Now, taking a solution of the form
[tex]y=\displaystyle\sum_{n\ge0}a_nx^{n+r}[/tex]
[tex]\implies y'=\displaystyle\sum_{n\ge0}(n+r)a_nx^{n+r-1}[/tex][tex]\implies y''=\displaystyle\sum_{n\ge0}(n+r)(n+r-1)a_nx^{n+r-2}[/tex]
and substituting into the ODE gives
[tex]\displaystyle\sum_{n\ge0}(n+r)(n+r-1)a_nx^{n+r-1}+\sum_{n\ge0}(n+r)a_nx^{n+r-1}-\sum_{n\ge0}a_nx^{n+r}=0[/tex]
[tex]\displaystyle\sum_{n\ge0}(n+r)^2a_nx^{n+r-1}-\sum_{n\ge0}a_nx^{n+r}=0[/tex]
[tex]\displaystyle r^2a_0x^{r-1}+\sum_{n\ge1}(n+r)^2a_nx^{n+r-1}-\sum_{n\ge0}a_nx^{n+r}=0[/tex]
[tex]\displaystyle r^2a_0x^{r-1}+\sum_{n\ge1}(n+r)^2a_nx^{n+r-1}-\sum_{n\ge1}a_{n-1}x^{n+r-1}=0[/tex]
[tex]\displaystyle r^2a_0x^{r-1}+\sum_{n\ge1}\bigg((n+r)^2a_n-a_{n-1}\bigg)x^{n+r-1}=0[/tex]
The indicial polynomial admits only one root (of multiplicity two) at [tex]r=0[/tex], so in fact a regular power series solution will exist.
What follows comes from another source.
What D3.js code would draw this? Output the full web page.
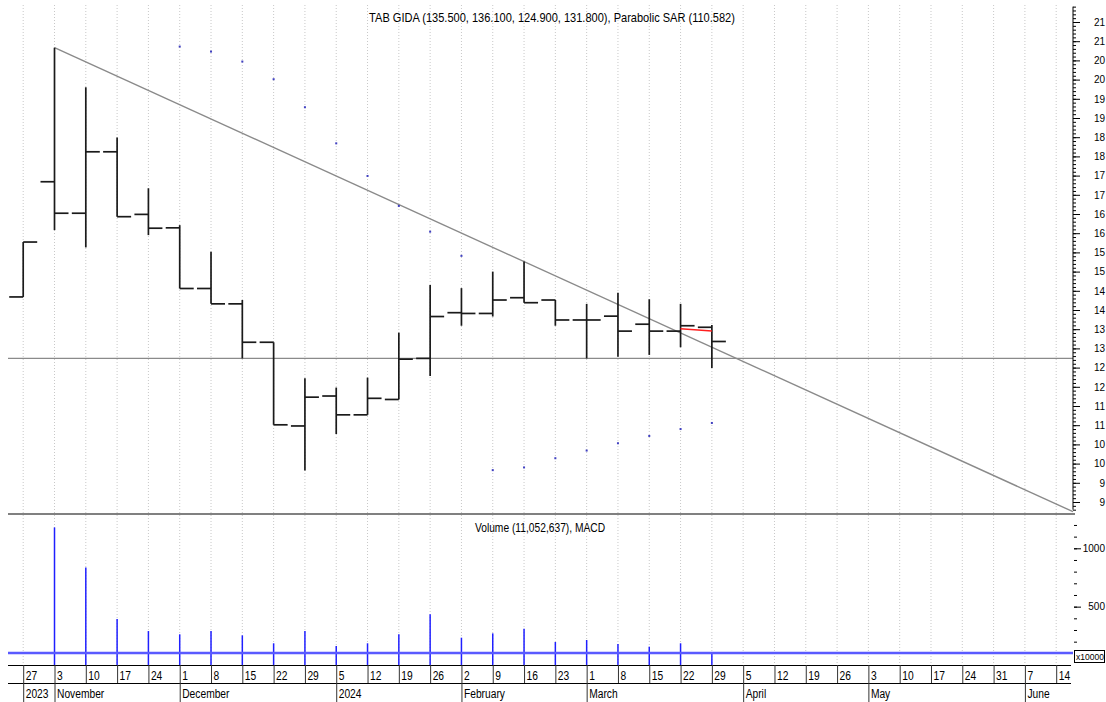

So in fact the ODE above reduces to
[tex]\displaystyle\sum_{n\ge1}\bigg(n^2a_n-a_{n-1}\bigg)x^{n-1}=\sum_{n\ge0}\bigg((n+1)^2a_{n+1}-a_n\bigg)x^n=0[/tex]
leaving us with the recurrence
[tex]a_{n+1}=\dfrac{a_n}{(n+1)^2}[/tex]
We can solve this by recursively substituting the right hand side:
[tex]a_n=\dfrac{a_{n-1}}{n^2}=\dfrac{a_{n-2}}{n^2(n-1)^2}=\cdots=\dfrac{a_0}{(n!)^2}[/tex]
and so one of the solutions will be
[tex]y_1(x)=\displaystyle a_0\sum_{n\ge0}\frac{x^n}{(n!)^2}[/tex]
Now the literature on the Frobenius method when the indicial polynomial has repeated roots suggests a second solution will take the form
[tex]y_2(x)=Cy_1\ln x+\displaystyle\sum_{n\ge0}b_nx^n[/tex]
but it's not clear to me *why* this works.